The Cuccuru ’e Flores Conglomerate of eastern Sardinia, a syntectonic unit lining major Cenozoic faults, has been dated by means of palynology at the early middle Lutetian. The deposits were mainly laid down by sediment gravity flows in a subaqueous setting and formed aprons of laterally interfingering debris cones at the toe of active tectonic scarps. Most clasts of rudites are of local provenance. Interestingly, the rudites include minor amounts of clasts of formations which no longer crop out in the area, providing important information on the reconstruction of the original stratigraphic succession and palaeogeography, especially during late Cretaceous and early Palaeogene times.
During the Eocene, i.e. in a pre-rotation stage, Sardinia was subjected to the influence of both Alpine and Pyrenean orogenic belts. In eastern Sardinia, the compressional stress field was consistent with that existing in the foreland of the Alpine chain in Corsica, and was expressed by significant wrench tectonics affecting the Variscan basement and the pre-Oligocene sedimentary cover. Deformations associated with major strike-slip faults, such as enéchelon folds and positive flower structures occurring in fault-restraining bends, suggest a shortening direction around N105° (in present-day coordinates).

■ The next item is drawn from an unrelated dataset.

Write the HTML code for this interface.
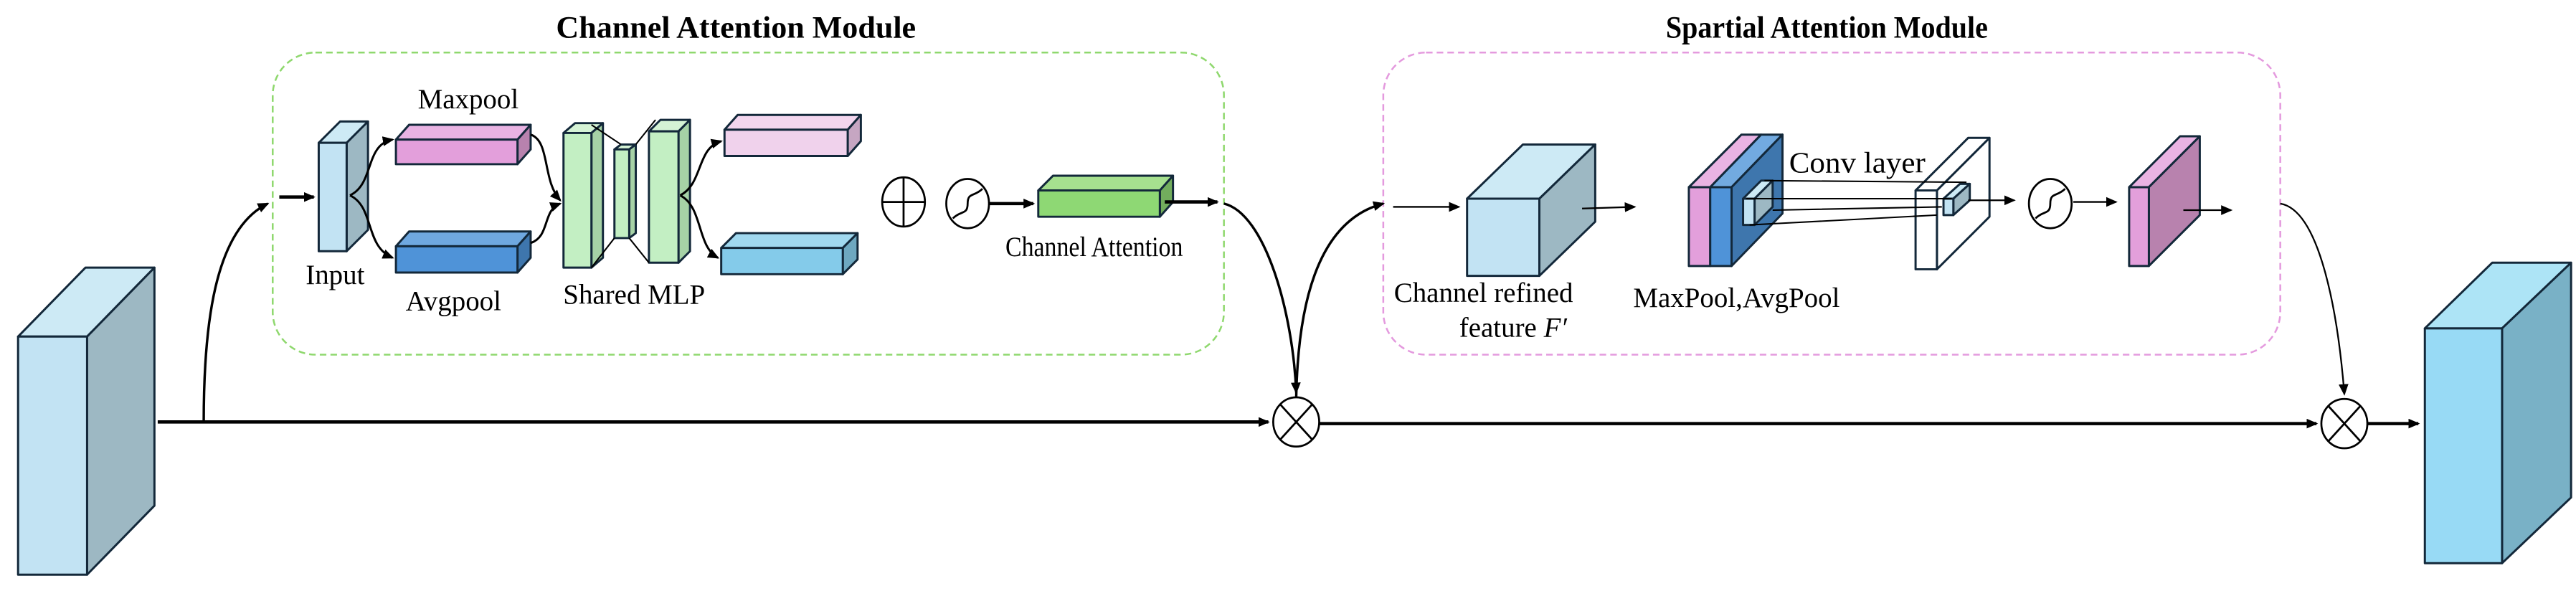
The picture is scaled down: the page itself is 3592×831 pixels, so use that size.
<!DOCTYPE html>
<html><head><meta charset="utf-8"><style>html,body{margin:0;padding:0;background:#fff}svg{display:block}text{font-family:"Liberation Serif",serif;fill:#000}</style></head>
<body>
<svg width="3592" height="831" viewBox="0 0 1568 363" preserveAspectRatio="none" xmlns="http://www.w3.org/2000/svg">
<defs>
<marker id="a" markerWidth="8" markerHeight="8" refX="6" refY="3" orient="auto" markerUnits="userSpaceOnUse"><path d="M0,0 L7,3 L0,6 Z" fill="#000"/></marker>
</defs>
<g stroke="#13283a" stroke-width="1.3" stroke-linejoin="round">
<polygon points="11,205 52,163 94,163 53,205" fill="#cdeaf5"/>
<polygon points="53,205 94,163 94,308 53,350" fill="#9db8c3"/>
<rect x="11" y="205" width="42" height="145" fill="#c2e3f3"/>
<polygon points="1476,200 1517,160 1565,160 1523,200" fill="#ade4f6"/>
<polygon points="1523,200 1565,160 1565,303 1523,343" fill="#79b1c6"/>
<rect x="1476" y="200" width="47" height="143" fill="#98daf5"/>
<polygon points="194,87 207,74 224,74 211,87" fill="#cdeaf5"/>
<polygon points="211,87 224,74 224,140 211,153" fill="#9db8c3"/>
<rect x="194" y="87" width="17" height="66" fill="#c2e3f3"/>
<polygon points="241,85 249,76 323,76 315,85" fill="#e9b3e3"/>
<polygon points="315,85 323,76 323,91 315,100" fill="#b882ae"/>
<rect x="241" y="85" width="74" height="15" fill="#e39fdb"/>
<polygon points="241,150 249,141 323,141 315,150" fill="#6fa8e0"/>
<polygon points="315,150 323,141 323,157 315,166" fill="#3e76ad"/>
<rect x="241" y="150" width="74" height="16" fill="#4f93d8"/>
<polygon points="343,81 350,75 367,75 360,81" fill="#d5f3d5"/>
<polygon points="360,81 367,75 367,157 360,163" fill="#a6d2a6"/>
<rect x="343" y="81" width="17" height="82" fill="#c3efc3"/>
<polygon points="374,91 378,88 387,88 383,91" fill="#d5f3d5"/>
<polygon points="383,91 387,88 387,142 383,145" fill="#a6d2a6"/>
<rect x="374" y="91" width="9" height="54" fill="#c3efc3"/>
<polygon points="395,80 402,73 420,73 413,80" fill="#d5f3d5"/>
<polygon points="413,80 420,73 420,153 413,160" fill="#a6d2a6"/>
<rect x="395" y="80" width="18" height="80" fill="#c3efc3"/>
<polygon points="441,79 449,70 524,70 516,79" fill="#f3d6ee"/>
<polygon points="516,79 524,70 524,86 516,95" fill="#c6a6c2"/>
<rect x="441" y="79" width="75" height="16" fill="#f0d2ec"/>
<polygon points="439,151 448,142 522,142 513,151" fill="#a0d8ef"/>
<polygon points="513,151 522,142 522,158 513,167" fill="#6ea8c0"/>
<rect x="439" y="151" width="74" height="16" fill="#84cbea"/>
<polygon points="632,116 641,107 714,107 706,116" fill="#a6e08f"/>
<polygon points="706,116 714,107 714,123 706,132" fill="#72ad5d"/>
<rect x="632" y="116" width="74" height="16" fill="#8ed874"/>
<polygon points="893,121 927,88 971,88 937,121" fill="#cdeaf5"/>
<polygon points="937,121 971,88 971,135 937,168" fill="#9db8c3"/>
<rect x="893" y="121" width="44" height="47" fill="#c2e3f3"/>
<polygon points="1028,114 1060,82 1072,82 1041,114" fill="#e9b3e3"/>
<polygon points="1041,114 1072,82 1085,82 1054,114" fill="#72aae0"/>
<polygon points="1054,114 1085,82 1085,130 1054,162" fill="#3e76ad"/>
<rect x="1028" y="114" width="13" height="48" fill="#e39fdb"/>
<rect x="1041" y="114" width="13" height="48" fill="#4f93d8"/>
<polygon points="1061,121 1072,110 1079,110 1068,121" fill="#cdeaf5"/>
<polygon points="1068,121 1079,110 1079,126 1068,137" fill="#9db8c3"/>
<rect x="1061" y="121" width="7" height="16" fill="#c2e3f3"/>
<polygon points="1166,116 1198,84 1211,84 1179,116" fill="#fff"/>
<polygon points="1179,116 1211,84 1211,132 1179,164" fill="#fff"/>
<rect x="1166" y="116" width="13" height="48" fill="#fff"/>
<polygon points="1183,121 1193,112 1199,112 1189,121" fill="#cdeaf5"/>
<polygon points="1189,121 1199,112 1199,122 1189,131" fill="#9db8c3"/>
<rect x="1183" y="121" width="6" height="10" fill="#c2e3f3"/>
<polygon points="1296,114 1327,83 1339,83 1308,114" fill="#e9b3e3"/>
<polygon points="1308,114 1339,83 1339,131 1308,162" fill="#b882ae"/>
<rect x="1296" y="114" width="12" height="48" fill="#e39fdb"/>
</g>
<g stroke="#000" stroke-width="0.9" fill="none">
<path d="M360,76 L378,88 M387,88 L399,73 M360,163 L374,145 M383,145 L395,160"/>
<path d="M1074,110 L1197,111 M1063,121 L1188,121 M1079,128 L1182,126 M1065,137 L1179,131"/>
</g>
<rect x="166" y="32" width="579" height="184" rx="26" fill="none" stroke="#8fd86e" stroke-width="1.1" stroke-dasharray="4,2.5"/>
<rect x="842" y="32" width="546" height="184" rx="26" fill="none" stroke="#e49ade" stroke-width="1.1" stroke-dasharray="4,2.5"/>
<g stroke="#000" stroke-width="1.2" fill="none">
<ellipse cx="550" cy="123" rx="13" ry="15"/><path d="M550,108 V138 M537,123 H563"/>
<ellipse cx="589" cy="124" rx="13" ry="15"/><path d="M580,133 C585,128 589,131 589,124 C589,117 593,120 598,115"/>
<ellipse cx="1248" cy="124" rx="13" ry="15"/><path d="M1239,133 C1244,128 1248,131 1248,124 C1248,117 1252,120 1257,115"/>
<ellipse cx="789" cy="257" rx="14" ry="15"/><path d="M779,246 L799,268 M799,246 L779,268"/>
<ellipse cx="1427" cy="258" rx="14" ry="15"/><path d="M1417,247 L1437,269 M1437,247 L1417,269"/>
</g>
<g stroke="#000" fill="none">
<path d="M96,257 L772,257" stroke-width="2" marker-end="url(#a)"/>
<path d="M803,258 L1410,258" stroke-width="2" marker-end="url(#a)"/>
<path d="M1441,258 L1472,258" stroke-width="2" marker-end="url(#a)"/>
<path d="M124,257 C124,200 130,140 163,124" stroke-width="1.5" marker-end="url(#a)"/>
<path d="M170,120 L191,120" stroke-width="2" marker-end="url(#a)"/>
<path d="M213,119 C228,112 222,88 239,85" stroke-width="1.3" marker-end="url(#a)"/>
<path d="M213,119 C228,126 222,150 239,157" stroke-width="1.3" marker-end="url(#a)"/>
<path d="M323,82 C335,86 330,110 341,122" stroke-width="1.3" marker-end="url(#a)"/>
<path d="M323,148 C335,144 330,128 341,124" stroke-width="1.3" marker-end="url(#a)"/>
<path d="M414,119 C428,112 424,90 439,86" stroke-width="1.3" marker-end="url(#a)"/>
<path d="M414,119 C428,126 424,150 437,157" stroke-width="1.3" marker-end="url(#a)"/>
<path d="M602,124 L629,124" stroke-width="2" marker-end="url(#a)"/>
<path d="M709,123 L741,123" stroke-width="2" marker-end="url(#a)"/>
<path d="M745,124 C770,130 787,190 789,239" stroke-width="1.5" marker-end="url(#a)"/>
<path d="M789,242 C790,190 800,135 842,124" stroke-width="1.5" marker-end="url(#a)"/>
<path d="M848,126 L888,126" stroke-width="1" marker-end="url(#a)"/>
<path d="M963,127 L995,126" stroke-width="1" marker-end="url(#a)"/>
<path d="M1198,122 L1226,122" stroke-width="1" marker-end="url(#a)"/>
<path d="M1262,123 L1288,123" stroke-width="1" marker-end="url(#a)"/>
<path d="M1329,128 L1358,128" stroke-width="1" marker-end="url(#a)"/>
<path d="M1388,124 C1412,128 1423,190 1427,240" stroke-width="1" marker-end="url(#a)"/>
</g>
<text x="448" y="23" font-size="19" font-weight="bold" text-anchor="middle" textLength="219" lengthAdjust="spacingAndGlyphs">Channel Attention Module</text>
<text x="1112" y="23" font-size="19" font-weight="bold" text-anchor="middle" textLength="196" lengthAdjust="spacingAndGlyphs">Spartial Attention Module</text>
<g font-size="17">
<text x="285" y="66" text-anchor="middle">Maxpool</text>
<text x="204" y="173" text-anchor="middle">Input</text>
<text x="276" y="189" text-anchor="middle">Avgpool</text>
<text x="386" y="185" text-anchor="middle">Shared MLP</text>
<text x="666" y="156" text-anchor="middle" textLength="108" lengthAdjust="spacingAndGlyphs">Channel Attention</text>
<text x="903" y="184" text-anchor="middle">Channel refined</text>
<text x="921" y="205" text-anchor="middle">feature <tspan font-style="italic">F′</tspan></text>
<text x="1057" y="187" text-anchor="middle">MaxPool,AvgPool</text>
<text x="1089" y="105" font-size="18" textLength="83" lengthAdjust="spacingAndGlyphs">Conv layer</text>
</g>
</svg>
</body></html>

A subsequent wrenching phase of Late Oligocene-Early Miocene age involved reactivation of former “Alpine” faults in a sharply different stress field. This tectonics reflects the intermediate position of the eastern Sardinia belt between the area affected by back-arc stretching (the Sardinian rift and the Liguro-Provençal basin) and the arcuate Apenninic subduction front active in a framework of left-lateral oblique plate convergence.